I am sorry to say, it has happened again. We had a massive wind and rain storm on Monday night, and it claimed 40% of our gorgeous peartree . It was a perfectly symmetrical gumdrop shape. Always beautiful, they are the harbinger of Spring opening up before anything else in the garden, looking cloud-like with white flowers. Also the last tree to lose its leaves in the fall after turning fabulous shades of yellows to maroons, and every color in between. I always have leaves on the peartrees still when I’m decorating for Christmas, so I have many times used pears in my front door wreath, and used that as my theme for decoration.
Peartrees are prone to having major branches break in wind and rain. They have an unusual structure that is not very forgiving. The Bradford variety usually has three or four branches which come out of the trunk, and all smaller branches grow out of these, making them exceptionally heavy. When you add rain and wind to the mix it is quite often more than the structure can support. If at all possible, in the winter months, when you can see the branches easily, prune out some of the heavier secondary branches. By doing this you will greatly reduce the weight and open up the inside of the tree. This will make it far less likely to succumb to wind damage.
In this picture you can see how much of the trunk was actually ripped away when the branch broke. If I were to leave this tree standing it would be very likely to die of disease, and bring it into the garden, so at this point it is best to take it down.

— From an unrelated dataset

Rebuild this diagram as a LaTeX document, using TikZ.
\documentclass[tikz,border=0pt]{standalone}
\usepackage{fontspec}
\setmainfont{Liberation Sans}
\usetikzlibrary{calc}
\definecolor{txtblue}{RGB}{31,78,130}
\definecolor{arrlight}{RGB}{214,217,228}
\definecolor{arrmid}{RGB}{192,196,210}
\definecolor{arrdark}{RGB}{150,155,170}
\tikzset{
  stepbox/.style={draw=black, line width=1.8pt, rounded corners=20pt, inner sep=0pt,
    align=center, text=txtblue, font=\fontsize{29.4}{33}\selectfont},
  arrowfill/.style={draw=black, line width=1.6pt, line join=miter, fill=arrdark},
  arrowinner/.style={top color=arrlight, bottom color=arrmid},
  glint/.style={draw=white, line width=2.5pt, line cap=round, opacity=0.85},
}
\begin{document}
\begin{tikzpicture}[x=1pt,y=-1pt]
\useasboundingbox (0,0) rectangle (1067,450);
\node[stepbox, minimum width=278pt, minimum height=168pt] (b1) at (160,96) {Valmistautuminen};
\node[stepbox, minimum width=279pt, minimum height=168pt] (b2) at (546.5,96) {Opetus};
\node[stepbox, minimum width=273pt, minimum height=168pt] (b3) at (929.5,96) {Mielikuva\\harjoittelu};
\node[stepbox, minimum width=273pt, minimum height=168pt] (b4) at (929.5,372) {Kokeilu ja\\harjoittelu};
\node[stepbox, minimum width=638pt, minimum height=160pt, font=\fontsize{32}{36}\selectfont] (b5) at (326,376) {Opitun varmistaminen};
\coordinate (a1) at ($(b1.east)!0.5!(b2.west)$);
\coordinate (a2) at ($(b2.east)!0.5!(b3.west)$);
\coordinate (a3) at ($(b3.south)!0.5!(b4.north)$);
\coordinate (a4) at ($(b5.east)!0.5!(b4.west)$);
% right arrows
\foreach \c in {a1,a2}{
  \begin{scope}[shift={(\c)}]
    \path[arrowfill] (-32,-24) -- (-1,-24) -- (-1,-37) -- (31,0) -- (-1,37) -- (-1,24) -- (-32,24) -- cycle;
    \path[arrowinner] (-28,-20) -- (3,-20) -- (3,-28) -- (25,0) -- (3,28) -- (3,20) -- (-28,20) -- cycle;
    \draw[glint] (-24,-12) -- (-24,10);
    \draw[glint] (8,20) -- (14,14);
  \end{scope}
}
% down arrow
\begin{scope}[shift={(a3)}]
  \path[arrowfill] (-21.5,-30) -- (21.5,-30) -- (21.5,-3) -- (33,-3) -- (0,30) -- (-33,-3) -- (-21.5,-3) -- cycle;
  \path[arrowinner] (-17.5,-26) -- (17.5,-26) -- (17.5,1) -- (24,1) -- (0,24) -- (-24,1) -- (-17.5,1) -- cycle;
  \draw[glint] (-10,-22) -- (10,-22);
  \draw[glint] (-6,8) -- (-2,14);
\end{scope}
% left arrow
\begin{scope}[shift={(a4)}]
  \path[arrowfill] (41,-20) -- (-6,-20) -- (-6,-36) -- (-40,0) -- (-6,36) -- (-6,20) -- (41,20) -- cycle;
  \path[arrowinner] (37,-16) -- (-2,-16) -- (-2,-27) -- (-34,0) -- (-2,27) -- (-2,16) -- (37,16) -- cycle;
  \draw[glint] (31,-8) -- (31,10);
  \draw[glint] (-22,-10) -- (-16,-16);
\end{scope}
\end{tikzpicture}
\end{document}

I have two other Pears in the yard. They are both Cleveland Pears. The branching structure is much stronger, because they are smaller in size and more plentiful. They can withstand the wind better, although they are not quite as magnificent shape-wise. They are a better choice for an exposed location like mine. But if you have other large trees to provide some wind protection, I would definitely encourage you to plant a Bradford, and enjoy its beauty for however long mother nature allows!